I did make some improvements on the UHF amplifiers tuned circuits for at least a 1Ø percent gain in power output.
These modifications were performed on all three UHF Amplifiers.
This is a commercial amplifier, and has a heavy duty heat sink, and is factory rated at 1ØØ percent duty cycle.
I like the way the factory mounted the amplifier behind the front panel. The fan is far enough away to do a decent job of blowing air on the heat sink.
The factory had mounted a thermal switch on the heat sink, and ran 11Ø VAC through it to a AC fan.
I replaced the fan with a 12 VDC fan, but found that the DC fan generated RF racket into the repeater receiver.
I shielded the fan power cord, and installed a filter capacitor at the fan to solve the problem.
This is the amplifier before the modifications.
This amplifier was designed for the 45Ø to 47Ø mhz band and down at 444 mhz it was lacking some power.
Installing 5 each 2-2Ø mmf trimmer capacitors solved the problem.
This worked nicely to allow peeking of the amplifier on 444 mhz.
I felt this was way too much at UHF. So I shortened it and also the shield terminal lug. You can compare it to the un-touched input connector.
By the way, you may notice my sniffer diode is connected to the shield lug, not the input center pin.
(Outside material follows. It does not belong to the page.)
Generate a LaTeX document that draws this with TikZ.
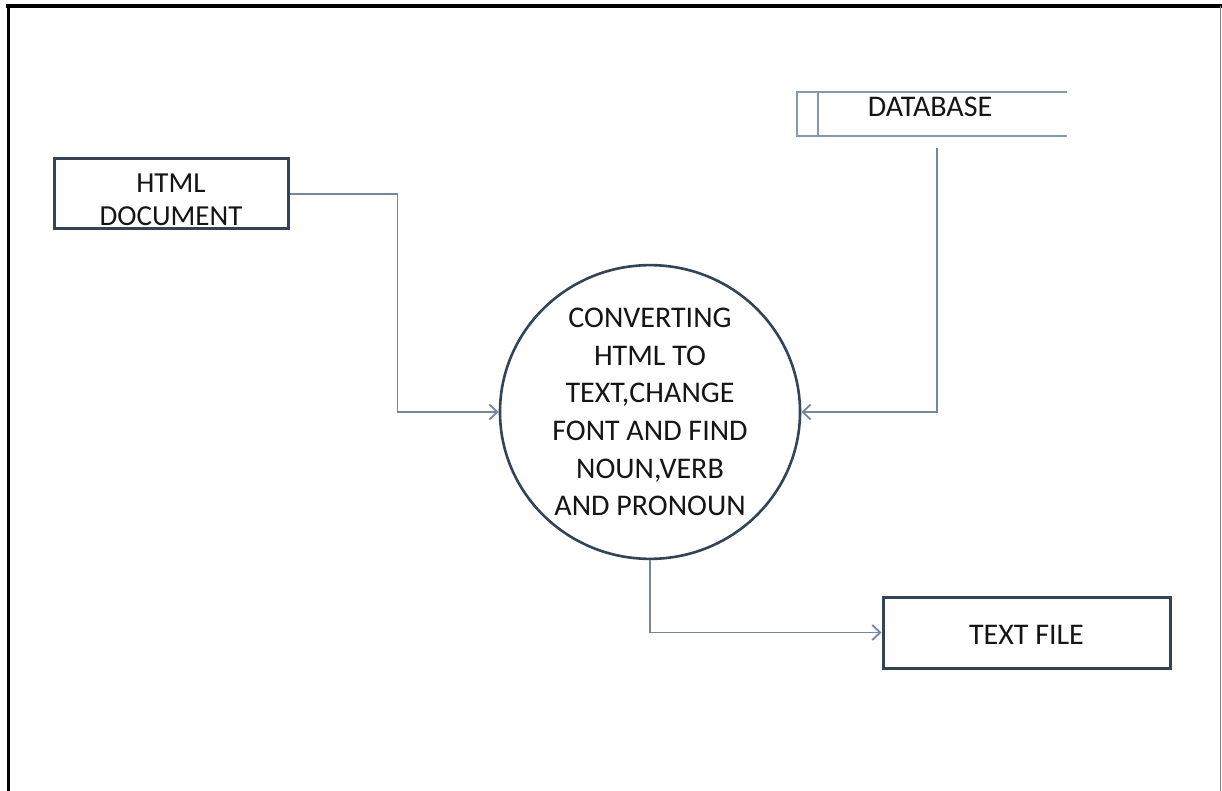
\documentclass[tikz,border=0pt]{standalone}
\usepackage{fontspec}
\setmainfont{Carlito}
\usetikzlibrary{shapes.geometric,arrows.meta}
\definecolor{boxborder}{HTML}{34435A}
\definecolor{connc}{HTML}{7486A0}
\definecolor{dbc}{HTML}{8797B0}
\definecolor{txt}{HTML}{151515}
\tikzset{
  entity/.style={draw=boxborder, line width=3pt, rectangle, inner sep=0pt, text=txt, align=center, font=\fontsize{29}{33}\selectfont},
  proc/.style={draw=boxborder, line width=2.6pt, ellipse, inner sep=0pt, text=txt, align=center, minimum width=300pt, minimum height=270pt, font=\fontsize{30}{37.6}\selectfont},
  store/.style={rectangle, inner sep=0pt, text=txt, font=\fontsize{30}{36}\selectfont},
  conn/.style={draw=connc, line width=1.9pt, -{Straight Barb[length=8pt,width=15pt,line width=1.8pt]}},
  dbline/.style={draw=dbc, line width=1.6pt}
}
\begin{document}
\begin{tikzpicture}[x=1pt,y=-1pt]
\useasboundingbox (0,0) rectangle (1222,791);
\fill[white] (0,0) rectangle (1222,791);
% frame
\draw[black, line width=4pt] (6,6) -- (1222,6);
\draw[black, line width=3pt] (8,5) -- (8,791);
\draw[gray, line width=1.5pt] (1220.5,6) -- (1220.5,791);
% nodes
\node[entity, minimum width=234pt, minimum height=70pt] (html) at (171,194)
  {\raisebox{-14.5pt}[0pt][0pt]{\begin{tabular}{@{}c@{}}HTML\\DOCUMENT\end{tabular}}};
\node[proc] (proc) at (650,412) {CONVERTING\\HTML TO\\TEXT,CHANGE\\FONT AND FIND\\NOUN,VERB\\AND PRONOUN};
\node[store, minimum width=270pt, minimum height=44pt] (db) at (932,114) {\hspace*{-4pt}\raisebox{-2.7pt}[0pt][0pt]{DATABASE}};
\node[entity, font=\fontsize{30}{36}\selectfont, minimum width=287pt, minimum height=71pt] (tf) at (1026.5,632.5) {\raisebox{-12.2pt}[0pt][0pt]{TEXT FILE}};
% data store lines
\draw[dbline] (db.north east) -- (db.north west) -- (db.south west) -- (db.south east);
\draw[dbline] ([xshift=21pt]db.north west) -- ([xshift=21pt]db.south west);
\coordinate (dbout) at (937,148);
% connectors
\draw[conn] (html.east) -- ++(108,0) |- (proc.west);
\draw[conn] (dbout) |- (proc.east);
\draw[conn] (proc.south) |- (tf.west);
\end{tikzpicture}
\end{document}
This amplifier was designed for the 2 meter band and so the RF circuits needed no modification.
This amplifier has a heavy duty heat sink, and is factory rated at 1ØØ percent duty cycle.
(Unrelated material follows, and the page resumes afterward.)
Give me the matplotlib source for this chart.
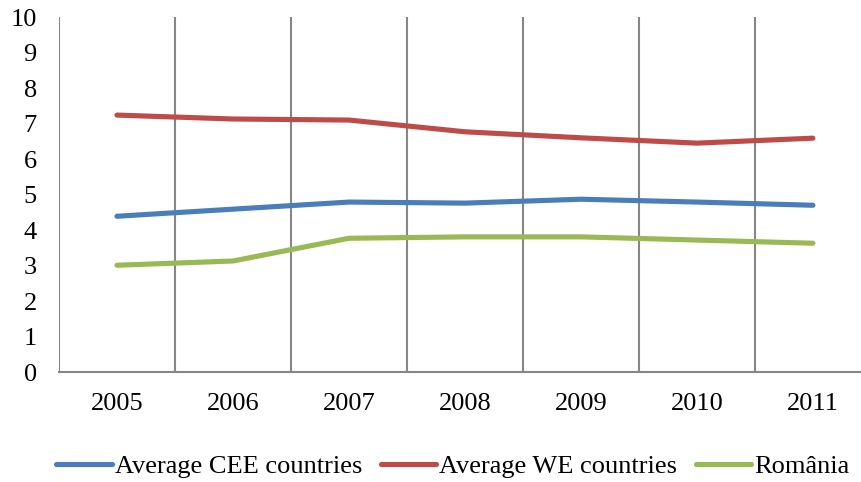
import matplotlib.pyplot as plt

years = ['2005', '2006', '2007', '2008', '2009', '2010', '2011']
cee = [4.39, 4.59, 4.79, 4.76, 4.87, 4.79, 4.70]
we = [7.24, 7.13, 7.10, 6.77, 6.60, 6.45, 6.59]
romania = [3.01, 3.13, 3.77, 3.81, 3.81, 3.72, 3.63]

plt.rcParams['font.family'] = ['Liberation Serif', 'DejaVu Serif']

fig = plt.figure(figsize=(8.61, 4.82), dpi=100)
# plot area runs past the right edge of the picture (cropped original)
ax = fig.add_axes([0.0685, 0.228, 0.943, 0.7365])

x = range(len(years))
ax.plot(x, cee, color='#4A7EBB', lw=3.7, solid_capstyle='round', label='Average CEE countries')
ax.plot(x, we, color='#BE4B48', lw=3.7, solid_capstyle='round', label='Average WE countries')
ax.plot(x, romania, color='#98B954', lw=3.7, solid_capstyle='round', label='România')

ax.set_xlim(-0.5, len(years) - 0.5)
ax.set_ylim(0, 10)
ax.set_yticks(range(0, 11))
ax.set_xticks(list(x))
ax.set_xticklabels(years)
ax.set_xticks([i - 0.5 for i in range(len(years) + 1)], minor=True)
ax.grid(True, which='minor', axis='x', color='#868686', lw=1.5)
ax.tick_params(which='both', length=0, labelsize=19, colors='black')
ax.tick_params(axis='y', pad=16)
ax.tick_params(axis='x', pad=15)

for s in ['top', 'right', 'left']:
    ax.spines[s].set_visible(False)
ax.spines['bottom'].set_color('#868686')
ax.spines['bottom'].set_linewidth(1.5)

fig.legend(loc='center', bbox_to_anchor=(0.526, 0.033), ncol=3, frameon=False,
           fontsize=19, handlelength=2.1, handletextpad=0.12, columnspacing=0.7)

fig.savefig('out.png', dpi=100)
In operation though I found the heat sink gets quite warm, so some fans were needed.
I only covered the area where the transistors are mounted, but probably an improvement would be to mount the amplifier like the Trilectric company did.
I may do that at a later date.
The AC fans required a relay to be mounted inside the amplifier.
The relay is activated by a transistor with a RF "sniffer" diode. This works quite well. Connect the diode to the RF input connector.
If it is connected to the output circuit it may trip when other nearby repeaters key up.